What to produce: Copy down every line where the string "React" shows up.

Data:
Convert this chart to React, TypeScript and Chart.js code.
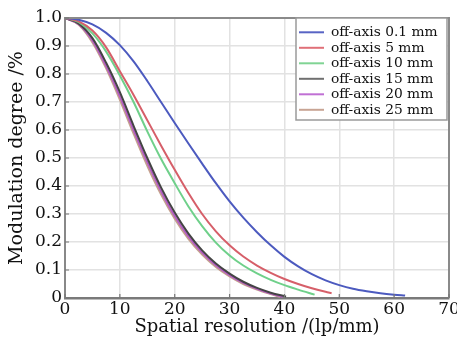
import React, { useEffect, useRef } from "react";
import { Chart, registerables } from "chart.js";

Chart.register(...registerables);

// Spatial frequency sample points (lp/mm) and modulation values for each curve
const freqBlue = [0, 2.5, 5, 7.5, 10, 12.5, 15, 17.5, 20, 22.5, 25, 27.5, 30, 32.5, 35, 37.5, 40, 42.5, 45, 47.5, 50, 52.5, 55, 57.5, 60, 62];
const mtfBlue = [1.0, 0.994, 0.977, 0.947, 0.903, 0.845, 0.775, 0.7, 0.625, 0.552, 0.48, 0.41, 0.345, 0.287, 0.235, 0.188, 0.147, 0.113, 0.085, 0.063, 0.046, 0.033, 0.024, 0.017, 0.012, 0.009];

const freqRed = [0, 2.5, 5, 7.5, 10, 12.5, 15, 17.5, 20, 22.5, 25, 27.5, 30, 32.5, 35, 37.5, 40, 42.5, 45, 47.5, 48.6];
const mtfRed = [1.0, 0.988, 0.955, 0.895, 0.81, 0.725, 0.635, 0.545, 0.458, 0.375, 0.3, 0.238, 0.188, 0.148, 0.116, 0.09, 0.068, 0.05, 0.035, 0.022, 0.017];

const freqGreen = [0, 2.5, 5, 7.5, 10, 12.5, 15, 17.5, 20, 22.5, 25, 27.5, 30, 32.5, 35, 37.5, 40, 42.5, 45.5];
const mtfGreen = [1.0, 0.985, 0.945, 0.88, 0.795, 0.7, 0.595, 0.497, 0.41, 0.327, 0.257, 0.198, 0.152, 0.116, 0.088, 0.065, 0.046, 0.03, 0.012];

const freqBlack = [0, 2.5, 5, 7.5, 10, 12.5, 15, 17.5, 20, 22.5, 25, 27.5, 30, 32.5, 35, 37.5, 40.3];
const mtfBlack = [1.0, 0.98, 0.928, 0.84, 0.735, 0.615, 0.5, 0.395, 0.305, 0.23, 0.17, 0.123, 0.087, 0.058, 0.036, 0.019, 0.005];

const freqPurple = [0, 2.5, 5, 7.5, 10, 12.5, 15, 17.5, 20, 22.5, 25, 27.5, 30, 32.5, 35, 37.5, 39.7];
const mtfPurple = [1.0, 0.978, 0.92, 0.828, 0.72, 0.6, 0.485, 0.382, 0.293, 0.22, 0.162, 0.117, 0.082, 0.054, 0.033, 0.016, 0.004];

const freqBrown = [0, 2.5, 5, 7.5, 10, 12.5, 15, 17.5, 20, 22.5, 25, 27.5, 30, 32.5, 35, 37.5, 39.2];
const mtfBrown = [1.0, 0.976, 0.913, 0.82, 0.708, 0.587, 0.472, 0.37, 0.283, 0.211, 0.155, 0.111, 0.077, 0.05, 0.03, 0.014, 0.004];

const seriesLabels = [
  "off-axis 0.1 mm",
  "off-axis 5 mm",
  "off-axis 10 mm",
  "off-axis 15 mm",
  "off-axis 20 mm",
  "off-axis 25 mm",
];
const seriesColors = ["#4c5abf", "#d65f69", "#6fd08a", "#444444", "#b45cc4", "#c4a08e"];
const legendColors = ["#5864c4", "#e07078", "#80d494", "#707070", "#c070d4", "#c8a494"];

const xTicks = [0, 10, 20, 30, 40, 50, 60, 70];
const yTicks = [0, 0.1, 0.2, 0.3, 0.4, 0.5, 0.6, 0.7, 0.8, 0.9, 1.0];

const FONT = "'DejaVu Serif', 'Liberation Serif', serif";

const zip = (xs: number[], ys: number[]) => xs.map((x, i) => ({ x, y: ys[i] }));

const framePlugin = {
  id: "frameAndLegend",
  afterDatasetsDraw(chart: any) {
    const { ctx, chartArea } = chart;
    const { left, right, top, bottom } = chartArea;
    const xs = chart.scales.x;
    const ys = chart.scales.y;
    ctx.save();
    // top and right frame
    ctx.strokeStyle = "#8a8a8a";
    ctx.lineWidth = 2;
    ctx.beginPath();
    ctx.moveTo(left, top);
    ctx.lineTo(right, top);
    ctx.lineTo(right, bottom);
    ctx.stroke();
    // inward tick marks
    ctx.strokeStyle = "#777";
    ctx.lineWidth = 1.2;
    ctx.beginPath();
    xTicks.forEach((t) => {
      const px = xs.getPixelForValue(t);
      ctx.moveTo(px, bottom);
      ctx.lineTo(px, bottom - 4);
    });
    yTicks.forEach((t) => {
      const py = ys.getPixelForValue(t);
      ctx.moveTo(left, py);
      ctx.lineTo(left + 4, py);
    });
    ctx.stroke();

    // legend box inside the plot area, top-right
    const boxW = 151;
    const boxH = 102;
    const bx = right - 2 - boxW;
    const by = top;
    ctx.fillStyle = "#ffffff";
    ctx.fillRect(bx, by, boxW, boxH);
    ctx.strokeStyle = "#9a9a9a";
    ctx.lineWidth = 1.5;
    ctx.strokeRect(bx, by, boxW, boxH);
    ctx.font = `13.8px ${FONT}`;
    ctx.textBaseline = "middle";
    ctx.textAlign = "left";
    chart.data.datasets.forEach((ds: any, i: number) => {
      const ly = by + 14.3 + i * 15.5;
      ctx.strokeStyle = legendColors[i];
      ctx.lineWidth = 2;
      ctx.beginPath();
      ctx.moveTo(bx + 3, ly);
      ctx.lineTo(bx + 28, ly);
      ctx.stroke();
      ctx.fillStyle = "#111";
      ctx.fillText(ds.label, bx + 35, ly + 0.5);
    });
    ctx.restore();
  },
};

export default function App() {
  const canvasRef = useRef<HTMLCanvasElement | null>(null);

  useEffect(() => {
    if (!canvasRef.current) return;
    const datas = [
      zip(freqBlue, mtfBlue),
      zip(freqRed, mtfRed),
      zip(freqGreen, mtfGreen),
      zip(freqBlack, mtfBlack),
      zip(freqPurple, mtfPurple),
      zip(freqBrown, mtfBrown),
    ];
    const chart = new Chart(canvasRef.current, {
      type: "line",
      data: {
        datasets: datas.map((d, i) => ({
          label: seriesLabels[i],
          data: d,
          borderColor: seriesColors[i],
          backgroundColor: seriesColors[i],
          borderWidth: 2,
          pointRadius: 0,
          fill: false,
          cubicInterpolationMode: "monotone",
        })),
      },
      options: {
        animation: false,
        responsive: false,
        maintainAspectRatio: false,
        layout: { padding: { top: 18, right: 8, left: 0, bottom: 0 } },
        plugins: {
          legend: { display: false },
          tooltip: { enabled: false },
        },
        scales: {
          x: {
            type: "linear",
            min: 0,
            max: 70,
            afterBuildTicks: (scale: any) => {
              scale.ticks = xTicks.map((v) => ({ value: v }));
            },
            afterFit: (scale: any) => {
              scale.height = 44;
              scale.paddingLeft = 0;
              scale.paddingRight = 0;
            },
            ticks: {
              color: "#111",
              font: { family: FONT, size: 17 },
              padding: 1,
              maxRotation: 0,
              autoSkip: false,
              callback: (v: any) => String(v),
            },
            grid: { color: "#e2e2e2", lineWidth: 1.5, drawTicks: false },
            border: { color: "#7a7a7a", width: 2.5 },
            title: {
              display: true,
              text: "Spatial resolution /(lp/mm)",
              color: "#111",
              font: { family: FONT, size: 18 },
              padding: { top: 0, bottom: 4 },
            },
          },
          y: {
            type: "linear",
            min: 0,
            max: 1,
            afterBuildTicks: (scale: any) => {
              scale.ticks = yTicks.map((v) => ({ value: v }));
            },
            afterFit: (scale: any) => {
              scale.width = 65;
              scale.paddingTop = 0;
              scale.paddingBottom = 0;
            },
            ticks: {
              color: "#111",
              font: { family: FONT, size: 17 },
              padding: 3,
              autoSkip: false,
              callback: (v: any) => (Number(v) === 0 ? "0" : Number(v).toFixed(1)),
            },
            grid: { color: "#e2e2e2", lineWidth: 1.5, drawTicks: false },
            border: { color: "#888", width: 2 },
            title: {
              display: true,
              text: "Modulation degree /%",
              color: "#111",
              font: { family: FONT, size: 19 },
              padding: { top: 6, bottom: 0 },
            },
          },
        },
      },
      plugins: [framePlugin],
    } as any);
    return () => chart.destroy();
  }, []);

  return (
    <div style={{ position: "absolute", left: 0, top: 0, width: 457, height: 342, background: "#fff" }}>
      <canvas ref={canvasRef} width={457} height={342} style={{ display: "block" }} />
    </div>
  );
}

Output for this exercise:
Convert this chart to React, TypeScript and Chart.js code.
import React, { useEffect, useRef } from "react";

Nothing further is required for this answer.